Non-example: parts of a language cannot be necessarily taught, for they are learned through social interaction and exposure
Communicative Orientation
Characteristics: Based on the idea that since children can acquire a first language naturally, the classroom should focus on providing intense interaction in the second language.
Definition: The goal is to communicate with speakers of a language rather than to translate great works of literature
Example: Language is primarily speech, but reading and writing should be taught from the beginning.
Non-example: Learning language is not done through communication, it is specifically taught.
Empiricist Orientation
Characteristics: 1. Language is speech, not writing. 2. A language is a set of habits.
- Teach the language, not about the language.
- A language is what its native speakers say, not what someone thinks they ought to say.
- Languages are different.
Definition: Language teaching and learning based on behaviorist psychology and structural linguistics.
Example: Placing the emphasis on oral language. Teachers should teach THE language.
Non-example: Teaching about the language or explicitly teaching grammar.
Rationalist Orientation
Characteristics: 1. A living language is characterized by rule-governed creativity
- The rules of a grammar are psychologically real
- People are especially equipped to learn language
- A living language is a language in which we can think
Definition: Most current methods of second and foreign language teaching are based on this orientation, which comes from Chomsky's work in generative grammar and the research in cognitive psychology.
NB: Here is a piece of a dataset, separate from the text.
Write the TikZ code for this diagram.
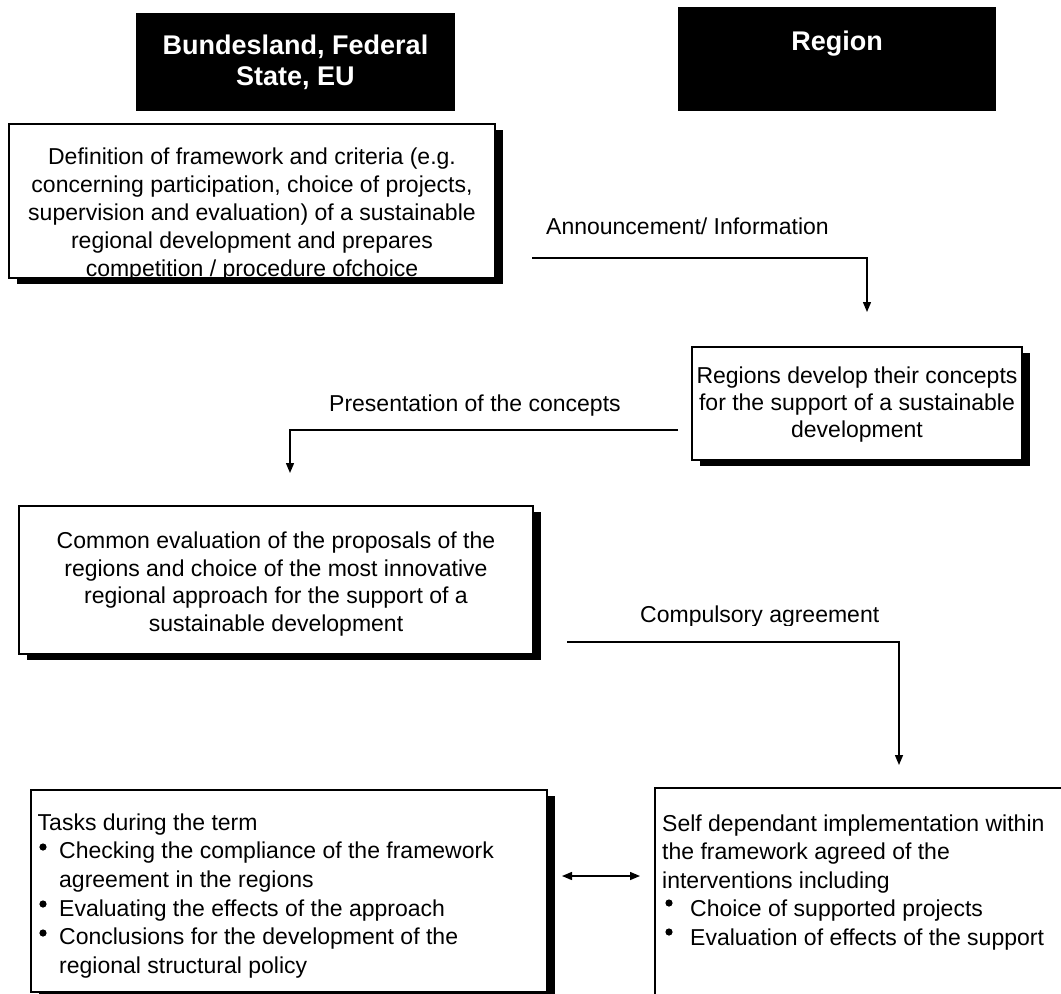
\documentclass[tikz,border=0pt]{standalone}
\usepackage{fontspec}
\setmainfont{Liberation Sans}
\usetikzlibrary{shadows,arrows.meta}
\begin{document}
\begin{tikzpicture}[x=1pt,y=-1pt,
  box/.style={draw=black, line width=1.1pt, fill=white, rectangle, inner sep=0pt,
    drop shadow={shadow xshift=8pt, shadow yshift=-6pt, fill=black, opacity=1}},
  plainbox/.style={draw=black, line width=1.1pt, fill=white, rectangle, inner sep=0pt},
  hdr/.style={fill=black, text=white, inner sep=0pt, align=center,
    font=\fontsize{27}{31}\selectfont\bfseries},
  txt/.style={inner sep=0pt, font=\fontsize{23}{27.7}\selectfont},
  lab/.style={inner sep=0pt, font=\fontsize{23}{27.7}\selectfont, anchor=base west},
  conn/.style={line width=1.4pt, -{Triangle[length=10pt,width=8pt]}},
  dconn/.style={line width=1.4pt, {Triangle[length=10pt,width=8pt]}-{Triangle[length=10pt,width=8pt]}},
  bdot/.style={fill=black}
]
\useasboundingbox (0,0) rectangle (1061,994);
\fill[white] (0,0) rectangle (1061,994);

% headers
\node[hdr, minimum width=319pt, minimum height=98pt] (h1) at (295.5,62) {Bundesland, Federal\\State, EU};
\node[hdr, minimum width=318pt, minimum height=104pt] (h2) at (837,59) {};
\node[hdr, anchor=base] (h2t) at (837,50) {Region};

% box 1
\node[box, minimum width=486pt, minimum height=154pt] (b1) at (252,201) {};
\begin{scope}
  \clip ([shift={(0.6pt,0.6pt)}]b1.south west) rectangle ([shift={(-0.6pt,-0.6pt)}]b1.north east);
  \node[txt, align=center, font=\fontsize{23}{28}\selectfont] (t1) at (252,215) {Definition of framework and criteria (e.g.\\concerning participation, choice of projects,\\supervision and evaluation) of a sustainable\\regional development and prepares\\competition / procedure ofchoice};
\end{scope}

% box 2
\node[box, minimum width=330pt, minimum height=113pt] (b2) at (857,403.5) {};
\node[txt, align=center, font=\fontsize{23}{27}\selectfont] (t2) at (857,405) {Regions develop their concepts\\for the support of a sustainable\\development};

% box 3
\node[box, minimum width=514pt, minimum height=148pt] (b3) at (276,580) {};
\node[txt, align=center] (t3) at (276,584) {Common evaluation of the proposals of the\\regions and choice of the most innovative\\regional approach for the support of a\\sustainable development};

% box 4
\node[box, minimum width=516pt, minimum height=202pt] (b4) at (289,891) {};
\node[txt, align=left, anchor=north west, font=\fontsize{23}{28.6}\selectfont] (t4) at (37.5,813.5) {Tasks during the term\\
\hspace*{21.5pt}Checking the compliance of the framework\\
\hspace*{21.5pt}agreement in the regions\\
\hspace*{21.5pt}Evaluating the effects of the approach\\
\hspace*{21.5pt}Conclusions for the development of the\\
\hspace*{21.5pt}regional structural policy};
\fill[bdot] (43,847) circle (3.6pt);
\fill[bdot] (43,904) circle (3.6pt);
\fill[bdot] (43,933) circle (3.6pt);

% box 5
\node[plainbox, minimum width=420pt, minimum height=230pt] (b5) at (865,903) {};
\node[txt, align=left, anchor=north west, font=\fontsize{23}{28.5}\selectfont] (t5) at (662,814.5) {Self dependant implementation within\\
the framework agreed of the\\
interventions including\\
\hspace*{28pt}Choice of supported projects\\
\hspace*{28pt}Evaluation of effects of the support};
\fill[bdot] (669,903) circle (3.6pt);
\fill[bdot] (669,932) circle (3.6pt);

% connectors
\coordinate (a1s) at (532,258);
\coordinate (a1e) at (867,312);
\draw[conn] (a1s) -| (a1e);
\node[lab] (l1) at (546,234) {Announcement/ Information};

\coordinate (a2s) at (678,430);
\coordinate (a2e) at (290,473);
\draw[conn] (a2s) -| (a2e);
\node[lab] (l2) at (329,411) {Presentation of the concepts};

\coordinate (a3s) at (567,642);
\coordinate (a3e) at (899,765);
\draw[conn] (a3s) -| (a3e);
\begin{scope}
  \clip (600,590) rectangle (920,625);
  \node[lab] (l3) at (640,622) {Compulsory agreement};
\end{scope}

\coordinate (d1) at (562,876);
\coordinate (d2) at (640,876);
\draw[dconn] (d1) -- (d2);
\end{tikzpicture}
\end{document}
Example: The teacher models an expression only once and then students must work to reproduce the expression.
Non-example: Languages are habits developed through stimulus and response.
Community Language Learning
Characteristics: Conversations are taped and used as a text for learning.
Definition: The teacher helps translate what the students want to say from the student's native language into the language students are learning.
Example: The teacher facilitates interaction among the students in the same way that a counselor would work with a counseling group.
Non-example: Explicitly teaching language and grammar through specific rules and vocabulary. Not focused on oral language or interaction between others.